Además de enseñar a los millennials a despreciar su propia sociedad, los boomers también abrieron las puertas de Occidente a la inmigración masiva, en nombre de la diversidad y la inclusión. Los progresistas que denigraban a Occidente como racista, machista y homófobo no encontraron mejor remedio para la enfermedad que la importación de millones de personas procedentes de países en los que la mujer es poco más que un animal, los homosexuales son colgados de las grúas y los odios tribal-raciales degeneran a menudo en escabechina.
Los “tenured radicals” podían pontificar sobre las virtudes del multiculturalismo desde la seguridad de sus urbanizaciones protegidas por vallas. Los perdedores fueron los trabajadores a los que decían defender, obligados a competir con los inmigrantes por los puestos de trabajo menos cualificados y a compartir el hábitat urbano con recién llegados poco admiradores de la cultura occidental (aunque sí de sus servicios públicos y subsidios sociales).

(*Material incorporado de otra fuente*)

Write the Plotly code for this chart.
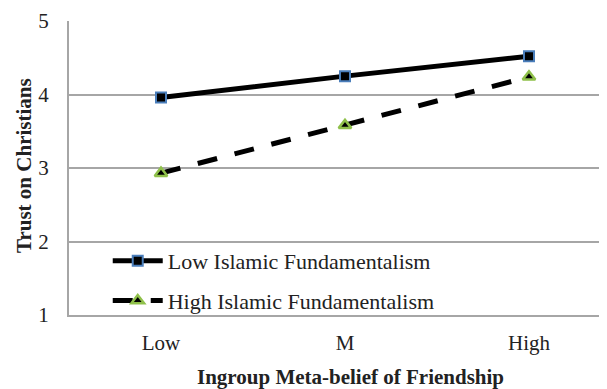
import plotly.graph_objects as go

categories = ["Low", "M", "High"]
low_fund = [3.96, 4.25, 4.52]
high_fund = [2.93, 3.58, 4.24]
series_names = ["Low Islamic Fundamentalism", "High Islamic Fundamentalism"]
y_ticks = [1, 2, 3, 4, 5]
x_title = "Ingroup Meta-belief of Friendship"
y_title = "Trust on Christians"

FONT = "Liberation Serif, Times New Roman, serif"
GRID = "#a6a6a6"

fig = go.Figure()
fig.add_trace(go.Scatter(
    x=categories, y=low_fund, name=series_names[0], mode="lines+markers",
    line=dict(color="black", width=5),
    marker=dict(symbol="square", size=10, color="black",
                line=dict(color="#4a7ebb", width=2)),
    legendgroup="a",
))
fig.add_trace(go.Scatter(
    x=categories, y=high_fund, name=series_names[1], mode="lines+markers",
    line=dict(color="black", width=5, dash="20px,18px"),
    marker=dict(symbol="triangle-up", size=11, color="black",
                line=dict(color="#8fc04a", width=2.5)),
    legendgroup="b",
))

# page body has an 8px margin, so the figure is sized/placed to compensate
fig.update_layout(
    width=599, height=381,
    margin=dict(l=61, r=0, t=13, b=74, autoexpand=False),
    paper_bgcolor="white", plot_bgcolor="white",
    font=dict(family=FONT, size=22, color="#222"),
    showlegend=True,
    legend=dict(x=0.072, y=-0.024, xanchor="left", yanchor="bottom",
                bgcolor="rgba(0,0,0,0)", itemwidth=50,
                tracegroupgap=8, font=dict(size=22, family=FONT, color="#222")),
    xaxis=dict(type="category", range=[-0.5, 2.424], showgrid=False,
               showline=True, linecolor=GRID, linewidth=2, ticks="",
               tickfont=dict(size=21), ticklabelstandoff=8, automargin=False),
    yaxis=dict(range=[1, 5], tickvals=y_ticks, showgrid=True, gridcolor=GRID,
               gridwidth=2, showline=True, linecolor=GRID, linewidth=2,
               ticks="", tickfont=dict(size=21), ticklabelstandoff=14,
               zeroline=False, automargin=False),
    annotations=[
        dict(text="<b>" + x_title + "</b>", xref="paper", yref="paper",
             x=(350 - 69) / 538, y=-(377 - 315) / 294, xanchor="center",
             yanchor="middle", showarrow=False, font=dict(size=21, family=FONT, color="#222")),
        dict(text="<b>" + y_title + "</b>", xref="paper", yref="paper",
             x=-(69 - 24) / 538, y=(315 - 166) / 294, xanchor="center",
             yanchor="middle", textangle=-90, showarrow=False,
             font=dict(size=21, family=FONT, color="#222")),
    ],
)

fig.write_html("out.html")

Precisamente, la otra acusación que lanza Southern a la generación boomer es la de haber inflado los “derechos sociales” y el Estado asistencial más allá de lo sostenible. Como, además, nos olvidamos de perpetuar la especie –estábamos demasiado ocupados cambiando de pareja y disfrutando la vida- las sociedades occidentales se enfrentan ahora a un futuro sombrío de deuda pública asfixiante e insostenibilidad de las pensiones. Todo ello se derrumbará sobre los millennials: los boomers morirán justo a tiempo de no tener que presenciar el final. Habrán hecho un negocio histórico redondo: Estado-niñera de la cuna a la tumba, libertad amorosa incompatible con la formación de familias estables, muy pocos hijos… todo a ello a expensas de la siguiente generación.

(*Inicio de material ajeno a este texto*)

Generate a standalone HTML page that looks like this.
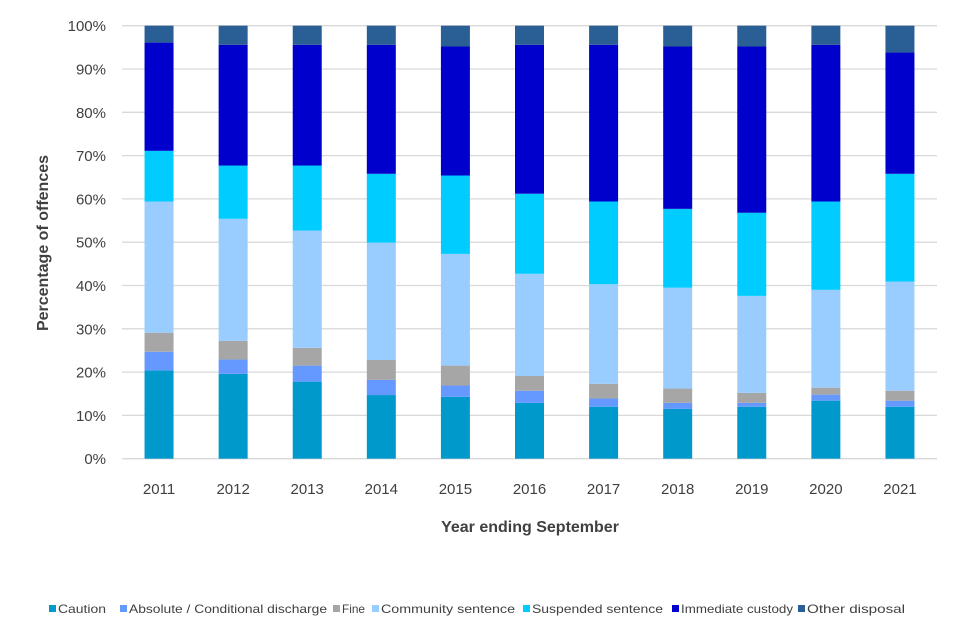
<!DOCTYPE html>
<html><head><meta charset="utf-8"><style>
html,body{margin:0;padding:0;background:#fff;}
svg{display:block;font-family:"Liberation Sans",sans-serif;}
</style></head><body>
<svg id="chart" width="960" height="640"></svg>
<script>
const categories=["2011","2012","2013","2014","2015","2016","2017","2018","2019","2020","2021"];
const seriesNames=["Caution","Absolute / Conditional discharge","Fine","Community sentence","Suspended sentence","Immediate custody","Other disposal"];
const caution=[20.4,19.6,17.8,14.7,14.3,12.9,12.0,11.5,12.0,13.4,12.0];
const discharge=[4.3,3.3,3.7,3.5,2.6,2.8,1.9,1.4,0.9,1.4,1.4];
const fine=[4.4,4.3,4.1,4.6,4.6,3.4,3.4,3.3,2.3,1.6,2.3];
const community=[30.3,28.2,27.1,27.1,25.8,23.6,23.0,23.3,22.4,22.6,25.2];
const suspended=[11.7,12.3,15.0,15.9,18.1,18.5,19.1,18.2,19.2,20.4,24.9];
const custody=[25.0,27.9,27.9,29.8,29.8,34.4,36.2,37.5,38.4,36.2,28.0];
const other=[3.9,4.4,4.4,4.4,4.8,4.4,4.4,4.8,4.8,4.4,6.2];
const yTicks=[0,10,20,30,40,50,60,70,80,90,100];
const series=[caution,discharge,fine,community,suspended,custody,other];
const colors=["#0099cc","#6699ff","#a6a6a6","#99ccff","#00ccff","#0000cc","#2a5f96"];
const slugs=["caution","discharge","fine","community","suspended","custody","other"];
const NS="http://www.w3.org/2000/svg";
const svg=document.getElementById("chart");
const L=122,R=937,T=25.7,B=458.7;
const y=v=>B-(v/100)*(B-T);
const step=(R-L)/categories.length;
const xc=i=>L+step*(i+0.5);
const bw=29;
function mk(t,a){const e=document.createElementNS(NS,t);for(const k in a)e.setAttribute(k,a[k]);svg.appendChild(e);return e;}
yTicks.forEach(t=>{
  const g=mk("line",{x1:L,x2:R,y1:y(t),y2:y(t),stroke:"#d9d9d9","stroke-width":1.3});
  
  
  const tx=mk("text",{x:106,y:y(t)+5.5,"text-anchor":"end","font-size":15,fill:"#404040"});
  tx.textContent=t+"%";
  
  
});
categories.forEach((c,i)=>{
  let cum=0;
  series.forEach((s,k)=>{
    const v=s[i];
    const r=mk("rect",{x:xc(i)-bw/2,y:y(cum+v),width:bw,height:y(cum)-y(cum+v),fill:colors[k]});
    
    
    cum+=v;
  });
  const tx=mk("text",{x:xc(i),y:494,"text-anchor":"middle","font-size":15,fill:"#404040"});
  tx.textContent=c;
  
  
});
const xt=mk("text",{x:530,y:532,"text-anchor":"middle","font-size":16,"font-weight":"bold",fill:"#404040"});
xt.textContent="Year ending September";


const yt=mk("text",{x:0,y:0,"text-anchor":"middle","font-size":16,"font-weight":"bold",fill:"#404040",transform:"translate(48,243) rotate(-90)"});
yt.textContent="Percentage of offences";


const legendX=[49,120,333,372,523,672,798];
const legendEnd=[106,327,365,515,663,793,905];
legendX.forEach((lx,k)=>{
  const r=mk("rect",{x:lx,y:605,width:7,height:7,fill:colors[k]});
  
  
  const t=mk("text",{x:lx+9,y:613,"font-size":12,fill:"#404040",textLength:legendEnd[k]-lx-9,lengthAdjust:"spacingAndGlyphs"});
  t.textContent=seriesNames[k];
  
  
});
</script>
</body></html>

El libro de Southern no se queda en la lamentación, pues también propone recetas para la rectificación. La primera es quitarles a los progres los resortes de la cultura; hay que ganarles definitivamente la batalla intelectual (de hecho, están a la defensiva, y por eso intentan cerrar los debates mediante la censura, con la excusa del “discurso de odio”). La inmigración masiva debe ser detenida: ello no implica necesariamente la inmigración cero, pero sí la afirmación del derecho de cada nación a seleccionar cuantitativa y cualitativamente (es decir, procedencia geográfico-cultural y grado de formación) la inmigración deseada: “Tenemos que empezar por construir muros… aunque sea para añadirles puertas después”. Los jóvenes deben desechar la ética sexual permisiva y volver a las relaciones sólidas, la estabilidad familiar, la procreación generosa. Los servicios estatales tendrán que ser muy recortados, y la responsabilidad individual reaprendida.
Southern cree que todo eso sólo puede resultar factible a escala nacional: rechaza, pues, la consabida demonización del nacionalismo como sinónimo de odio y guerras. Sí, el nacionalismo exacerbado llevó a las dos guerras mundiales… pero en los dos siglos anteriores había impulsado la cristalización de los Estados-nación que protagonizaron el periodo más brillante de la historia occidental. Por lo demás, no queda claro que se refiera sólo a las naciones clásicas: en algún momento, Southern se refiere al conjunto de Occidente como una (meta)nación y habla de un “pannacionalismo occidental”.
Todo un horizonte de esperanza liberal-conservadora para jóvenes. A mí me coge ya un poco mayor.